Oxford Street, intolerable by day, is a pleasure with its broad pavements to yourself. The rickshaw drivers sweat up and down the main drag, playing at Ben Hur and blaring Bangla music from their speakers while the miniskirts whoop encouragement from the back seat. The hot pie and potato men of Dickens's walks have been replaced by the man offering Belgian waffles with aerosol cream and the £1-a-slice pizza man. At Marble Arch, home is within reach, just the last stretch along the top of the park. A passageway cut through the wall of Hyde Park Gardens Mews — too narrow for two people to pass comfortably — takes me almost to the doorstep.

The walk I do most often is the one from work. My office hours are late enough that except for a few glorious weeks in the summer when the days are at their longest, I walk back in the dark. 

Turning off Kensington High Street, the temperature drops by several degrees. Without the heat of the buses and shops — and in the shade of an avenue of plane trees all day — Kensington Palace Gardens is cool even on the hottest, stuffiest nights.

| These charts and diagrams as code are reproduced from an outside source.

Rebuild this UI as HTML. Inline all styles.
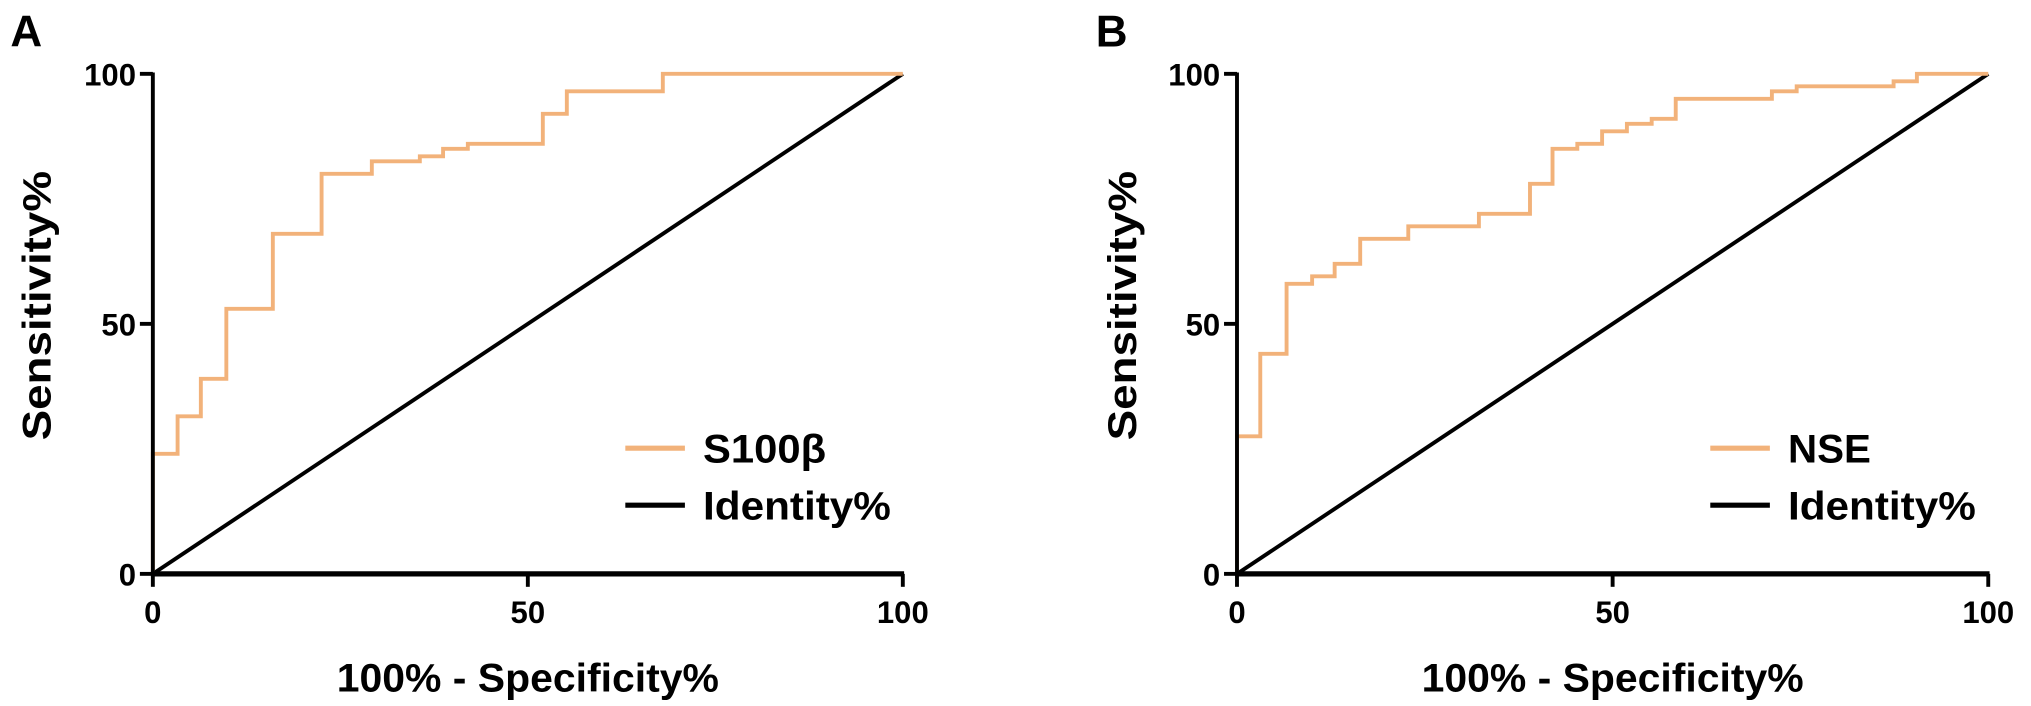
<!DOCTYPE html>
<html><head><meta charset="utf-8"><style>
body{margin:0;background:#fff;}
svg{display:block;}
svg text{font-family:"Liberation Sans",Arial,sans-serif;font-weight:bold;fill:#000;}
</style></head><body>
<svg id="chart" width="2031" height="706" viewBox="0 0 1568 545" preserveAspectRatio="none" xmlns="http://www.w3.org/2000/svg"></svg>
<script>
const ticks = [0, 50, 100];
const aX = [0, 3.3, 6.4, 9.8, 16, 22.5, 29.2, 35.6, 38.7, 42, 52, 55.2, 68, 100];
const aY = [24, 31.5, 39, 53, 68, 80, 82.5, 83.5, 85, 86, 92, 96.5, 100, 100];
const bX = [0, 3.1, 6.6, 10, 13, 16.4, 22.8, 32.2, 39, 42, 45.3, 48.6, 51.9, 55.2, 58.4, 71.2, 74.5, 87.4, 90.5, 100];
const bY = [27.5, 44, 58, 59.5, 62, 67, 69.5, 72, 78, 85, 86, 88.5, 90, 91, 95, 96.5, 97.5, 98.5, 100, 100];
const panels = [
  {id:'a', letter:'A', x0:118, x1:697, sx:aX, sy:aY, name:'S100β', nameLen:95, lx:8},
  {id:'b', letter:'B', x0:955, x1:1535, sx:bX, sy:bY, name:'NSE', nameLen:64, lx:846}
];
const NS='http://www.w3.org/2000/svg';
const svg=document.getElementById('chart');
const Y0=443, Y1=57;
function mk(tag, attrs, parent, text){
  const e=document.createElementNS(NS,tag);
  for(const k in attrs) e.setAttribute(k, attrs[k]);
  if(text!==undefined) e.textContent=text;
  (parent||svg).appendChild(e); return e;
}
panels.forEach(p=>{
  const g=mk('g',{});
  
  
  const xs=v=>p.x0+(p.x1-p.x0)*v/100;
  const ys=v=>Y0-(Y0-Y1)*v/100;
  const L=mk('text',{x:p.lx,y:36,'font-size':34},g,p.letter);
  
  
  const id=mk('line',{x1:xs(0),y1:ys(0),x2:xs(100),y2:ys(100),stroke:'#000','stroke-width':3},g);
  
  
  let d='M'+xs(0)+','+ys(0);
  for(let i=0;i<p.sx.length;i++){
    d+=' L'+xs(p.sx[i])+','+ys(i===0?p.sy[0]:p.sy[i-1]);
    d+=' L'+xs(p.sx[i])+','+ys(p.sy[i]);
  }
  const r=mk('path',{d:d,fill:'none',stroke:'#f2b27a','stroke-width':3},g);
  
  
  const ya=mk('line',{x1:xs(0),y1:ys(0)+2,x2:xs(0),y2:ys(100)-1,stroke:'#000','stroke-width':3},g);
  
  
  const xa=mk('line',{x1:xs(0)-1,y1:ys(0),x2:xs(100)+1,y2:ys(0),stroke:'#000','stroke-width':4},g);
  
  
  ticks.forEach(t=>{
    mk('line',{x1:xs(0)-10,y1:ys(t),x2:xs(0),y2:ys(t),stroke:'#000','stroke-width':3},g);
    const yl=mk('text',{x:xs(0)-13,y:ys(t)+9,'font-size':24,'text-anchor':'end'},g,String(t));
    
    
    mk('line',{x1:xs(t),y1:ys(0),x2:xs(t),y2:ys(0)+10,stroke:'#000','stroke-width':3},g);
    const xl=mk('text',{x:xs(t),y:ys(0)+38,'font-size':24,'text-anchor':'middle'},g,String(t));
    
    
  });
  const xt=mk('text',{x:xs(50),y:534,'font-size':31,'text-anchor':'middle',textLength:295,lengthAdjust:'spacingAndGlyphs'},g,'100% - Specificity%');
  
  
  const yt=mk('text',{x:0,y:0,'font-size':31,'text-anchor':'middle',textLength:208,lengthAdjust:'spacingAndGlyphs',transform:'translate('+(p.lx+31)+',236) rotate(-90)'},g,'Sensitivity%');
  
  
  const lg=mk('g',{},g);
  
  
  const lx=xs(63);
  mk('line',{x1:lx,y1:346,x2:lx+46,y2:346,stroke:'#f2b27a','stroke-width':4},lg);
  const t1=mk('text',{x:lx+60,y:357,'font-size':31,textLength:p.nameLen,lengthAdjust:'spacingAndGlyphs'},lg,p.name);
  
  
  mk('line',{x1:lx,y1:390,x2:lx+46,y2:390,stroke:'#000','stroke-width':4},lg);
  const t2=mk('text',{x:lx+60,y:401,'font-size':31,textLength:145,lengthAdjust:'spacingAndGlyphs'},lg,'Identity%');
  
  
});
</script>
</body></html>
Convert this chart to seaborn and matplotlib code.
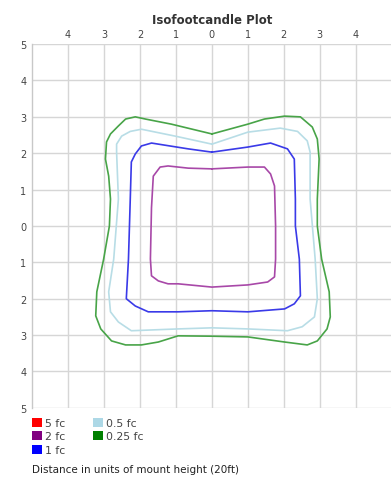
import matplotlib
matplotlib.use("Agg")
import matplotlib.pyplot as plt
from matplotlib.patches import Patch
import seaborn as sns
import pandas as pd

# ---- data ----
levels = ["5 fc", "2 fc", "1 fc", "0.5 fc", "0.25 fc"]
level_colors = ["#ff0000", "#800080", "#0000ff", "#add8e6", "#008000"]
line_colors = {"2 fc": "#a848a8", "1 fc": "#3a3ae8", "0.5 fc": "#b8dde6", "0.25 fc": "#48a448"}

fc2_x = [0, 1.0, 1.46, 1.63, 1.74, 1.77, 1.77, 1.74, 1.55, 1.0, 0, -0.94, -1.22, -1.49, -1.68, -1.71, -1.68, -1.63, -1.44, -1.22, -0.66, 0]
fc2_y = [1.57, 1.62, 1.62, 1.43, 1.1, 0.0, -0.91, -1.4, -1.54, -1.62, -1.68, -1.59, -1.59, -1.51, -1.37, -0.91, 0.5, 1.37, 1.62, 1.65, 1.59, 1.57]

fc1_x = [0, 1.0, 1.63, 2.1, 2.29, 2.32, 2.32, 2.43, 2.46, 2.29, 2.02, 1.0, 0, -0.94, -1.77, -2.13, -2.38, -2.32, -2.27, -2.24, -2.13, -1.96, -1.68, -0.66, 0]
fc1_y = [2.03, 2.17, 2.28, 2.12, 1.84, 0.74, 0.0, -0.91, -1.92, -2.14, -2.28, -2.36, -2.33, -2.36, -2.36, -2.2, -2.0, -0.91, 0.74, 1.76, 1.98, 2.2, 2.28, 2.12, 2.03]

fc05_x = [0, 1.0, 1.9, 2.38, 2.65, 2.73, 2.73, 2.87, 2.93, 2.85, 2.51, 2.1, 1.0, 0, -0.94, -2.24, -2.6, -2.82, -2.87, -2.73, -2.6, -2.65, -2.65, -2.51, -2.27, -1.96, -1.02, 0]
fc05_y = [2.25, 2.58, 2.69, 2.6, 2.34, 2.03, 0.74, -0.91, -2.0, -2.5, -2.77, -2.88, -2.83, -2.8, -2.83, -2.88, -2.64, -2.36, -1.81, -0.91, 0.74, 2.03, 2.25, 2.47, 2.6, 2.66, 2.47, 2.25]

fc025_x = [0, 1.0, 1.46, 2.02, 2.46, 2.79, 2.93, 2.98, 2.93, 2.93, 3.05, 3.26, 3.29, 3.2, 2.93, 2.65, 2.02, 1.0, 0, -0.94, -1.49, -1.96, -2.4, -2.79, -3.09, -3.23, -3.2, -3.01, -2.85, -2.82, -2.87, -2.96, -2.93, -2.82, -2.6, -2.4, -2.13, -1.85, -1.13, 0]
fc025_y = [2.53, 2.8, 2.94, 3.02, 3.0, 2.72, 2.39, 1.84, 0.74, 0.0, -0.91, -1.81, -2.5, -2.83, -3.16, -3.27, -3.19, -3.05, -3.03, -3.02, -3.19, -3.27, -3.27, -3.16, -2.83, -2.47, -1.81, -0.91, 0.0, 0.74, 1.37, 1.84, 2.31, 2.53, 2.75, 2.94, 3.0, 2.94, 2.8, 2.53]

tick_vals = [-5, -4, -3, -2, -1, 0, 1, 2, 3, 4, 5]
tick_labels = [str(abs(v)) for v in tick_vals]
x_top_vals = [-4, -3, -2, -1, 0, 1, 2, 3, 4]
x_top_labels = [str(abs(v)) for v in x_top_vals]

title = "Isofootcandle Plot"
note = "Distance in units of mount height (20ft)"

# ---- build table ----
frames = []
for name, xs, ys in [("0.25 fc", fc025_x, fc025_y), ("0.5 fc", fc05_x, fc05_y),
                     ("1 fc", fc1_x, fc1_y), ("2 fc", fc2_x, fc2_y)]:
    frames.append(pd.DataFrame({"x": xs, "y": ys, "level": name}))
df = pd.concat(frames, ignore_index=True)

sns.set_style("white")
plt.rcParams["font.family"] = ["DejaVu Sans"]

fig = plt.figure(figsize=(3.91, 4.85), dpi=100)
ax = fig.add_axes([0.082, 0.157, 0.92, 0.75])

for name in ["0.25 fc", "0.5 fc", "1 fc", "2 fc"]:
    sub = df[df["level"] == name]
    sns.lineplot(data=sub, x="x", y="y", sort=False, estimator=None, ax=ax,
                 color=line_colors[name], linewidth=1.2, legend=False)

ax.set_xlim(-5, 5)
ax.set_ylim(-5, 5)
ax.set_xlabel("")
ax.set_ylabel("")
ax.set_yticks(tick_vals)
ax.set_yticklabels(tick_labels)
ax.xaxis.tick_top()
ax.set_xticks(x_top_vals)
ax.set_xticklabels(x_top_labels)
ax.tick_params(axis="both", length=0, labelsize=7, colors="#444444", pad=4)
ax.grid(True, color="#d6d6d6", linewidth=1.0)
ax.set_axisbelow(True)
for side in ["top", "bottom", "right"]:
    ax.spines[side].set_visible(False)
ax.spines["left"].set_color("#c8c8c8")
ax.spines["left"].set_linewidth(1.0)

ax.set_title(title, fontsize=8.5, fontweight="bold", color="#333333", pad=15)

handles = [Patch(facecolor=c, edgecolor="none") for c in level_colors]
fig.legend(handles, levels, loc="upper left", bbox_to_anchor=(0.068, 0.148), ncol=2,
           frameon=False, fontsize=7.8, handlelength=0.9, handleheight=0.9,
           handletextpad=0.3, columnspacing=2.6, labelspacing=0.3, borderpad=0,
           labelcolor="#444444")
fig.text(0.082, 0.03, note, fontsize=7.5, color="#222222", va="center", ha="left")

fig.savefig("out.png", dpi=100, facecolor="white")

It is poorly lit. The street lamps, among the last Victorian gaslights in London, are often out. You don't notice the Eastern Europeans guarding their respective embassies until you are near enough to hear the chatter of their earpieces. The presence of these heavies and the armed police around the Israeli embassy has done little to discourage the foxes. There are dozens of them to be seen each night, tripping in and out of the railings of Kensington Palace and crossing the borders between ambassadors' residences. 

There are less welcome creatures to be found when you reach Bayswater Road. After lessons finish at the language schools of Moscow Road, homesick Chinese students buy slimy pots of duck, rice and beansprouts from the takeaways on Queensway. They eat them leaning against the Bayswater Road railings and drop the remains through into the park where fat, indulged rats run along the gully between the railings and flowerbeds. You never see them in daylight.